▶ **Raw data**:

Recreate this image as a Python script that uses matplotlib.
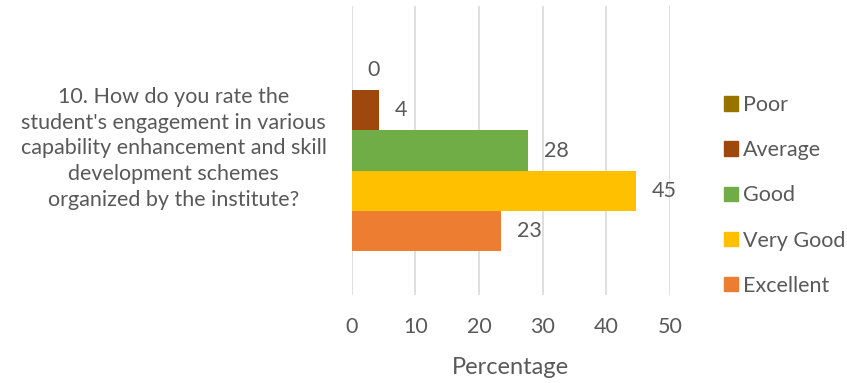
import matplotlib.pyplot as plt
from matplotlib.patches import Patch
from matplotlib.transforms import ScaledTranslation

question = ("10. How do you rate the\nstudent's engagement in various\n"
            "capability enhancement and skill\ndevelopment schemes\n"
            "organized by the institute?")
ratings = ["Poor", "Average", "Good", "Very Good", "Excellent"]
percent = [0, 4.3, 27.7, 44.6, 23.4]
colors = ["#997300", "#9E480E", "#70AD47", "#FFC000", "#ED7D31"]

TEXT = "#595959"
FS = 15.5

plt.rcParams["font.family"] = ["Lato", "DejaVu Sans"]

fig = plt.figure(figsize=(8.47, 3.83), dpi=100)
ax = fig.add_axes([0.415, 0.230, 0.376, 0.754])

bar_h = 0.2
for i, (name, val, col) in enumerate(zip(ratings, percent, colors)):
    y = 0.4 - i * bar_h
    ax.barh(y, val, height=bar_h, color=col, label=name, zorder=2)
    ax.annotate(f"{val:.0f}", (val, y), xytext=(11.5, 0), textcoords="offset points",
                ha="left", va="center", fontsize=FS, color=TEXT)

ax.set_xlim(0, 50)
ax.set_ylim(-0.719, 0.719)
ax.set_xticks(range(0, 51, 10))
ax.set_yticks([0])
ax.set_yticklabels([question], ha="center", linespacing=1.35)
ax.tick_params(axis="y", length=0, pad=128, labelsize=FS, labelcolor=TEXT)
ax.tick_params(axis="x", length=0, pad=16, labelsize=FS, labelcolor=TEXT)
# nudge the question up a little
for lbl in ax.get_yticklabels():
    lbl.set_transform(lbl.get_transform() + ScaledTranslation(0, 5 / 72, fig.dpi_scale_trans))
ax.grid(axis="x", color="#D9D9D9", lw=1.2, zorder=0)
for s in ax.spines.values():
    s.set_visible(False)
ax.set_xlabel("Percentage", fontsize=17, color=TEXT, labelpad=14)

handles = [Patch(color=c, label=n) for n, c in zip(ratings, colors)]
fig.legend(handles=handles, loc="upper left", bbox_to_anchor=(0.842, 0.78),
           frameon=False, fontsize=FS, labelcolor=TEXT, handlelength=0.65,
           handleheight=0.65, handletextpad=0.25, labelspacing=1.17, borderpad=0)

fig.savefig("out.png", dpi=100)
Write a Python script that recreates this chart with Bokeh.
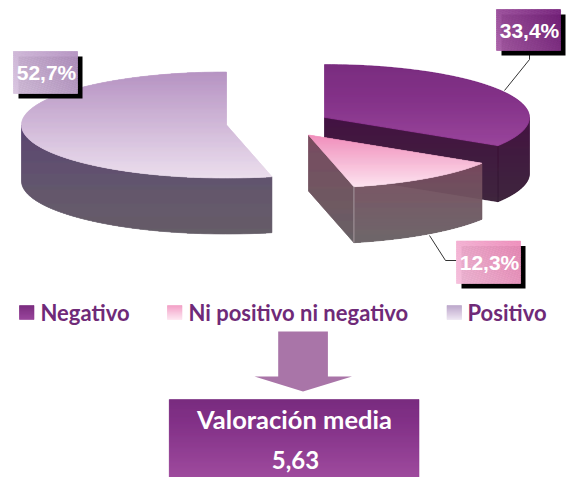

▶ **Exercise instructions**: Set down the records in full and exactly. Do not carry over any image.

▶ **Response below**:
Recreate this image as a Python script that uses matplotlib.
import matplotlib.pyplot as plt
from matplotlib.patches import Patch
from matplotlib.transforms import ScaledTranslation

question = ("10. How do you rate the\nstudent's engagement in various\n"
            "capability enhancement and skill\ndevelopment schemes\n"
            "organized by the institute?")
ratings = ["Poor", "Average", "Good", "Very Good", "Excellent"]
percent = [0, 4.3, 27.7, 44.6, 23.4]
colors = ["#997300", "#9E480E", "#70AD47", "#FFC000", "#ED7D31"]

TEXT = "#595959"
FS = 15.5

plt.rcParams["font.family"] = ["Lato", "DejaVu Sans"]

fig = plt.figure(figsize=(8.47, 3.83), dpi=100)
ax = fig.add_axes([0.415, 0.230, 0.376, 0.754])

bar_h = 0.2
for i, (name, val, col) in enumerate(zip(ratings, percent, colors)):
    y = 0.4 - i * bar_h
    ax.barh(y, val, height=bar_h, color=col, label=name, zorder=2)
    ax.annotate(f"{val:.0f}", (val, y), xytext=(11.5, 0), textcoords="offset points",
                ha="left", va="center", fontsize=FS, color=TEXT)

ax.set_xlim(0, 50)
ax.set_ylim(-0.719, 0.719)
ax.set_xticks(range(0, 51, 10))
ax.set_yticks([0])
ax.set_yticklabels([question], ha="center", linespacing=1.35)
ax.tick_params(axis="y", length=0, pad=128, labelsize=FS, labelcolor=TEXT)
ax.tick_params(axis="x", length=0, pad=16, labelsize=FS, labelcolor=TEXT)
# nudge the question up a little
for lbl in ax.get_yticklabels():
    lbl.set_transform(lbl.get_transform() + ScaledTranslation(0, 5 / 72, fig.dpi_scale_trans))
ax.grid(axis="x", color="#D9D9D9", lw=1.2, zorder=0)
for s in ax.spines.values():
    s.set_visible(False)
ax.set_xlabel("Percentage", fontsize=17, color=TEXT, labelpad=14)

handles = [Patch(color=c, label=n) for n, c in zip(ratings, colors)]
fig.legend(handles=handles, loc="upper left", bbox_to_anchor=(0.842, 0.78),
           frameon=False, fontsize=FS, labelcolor=TEXT, handlelength=0.65,
           handleheight=0.65, handletextpad=0.25, labelspacing=1.17, borderpad=0)

fig.savefig("out.png", dpi=100)
Write a Python script that recreates this chart with Bokeh.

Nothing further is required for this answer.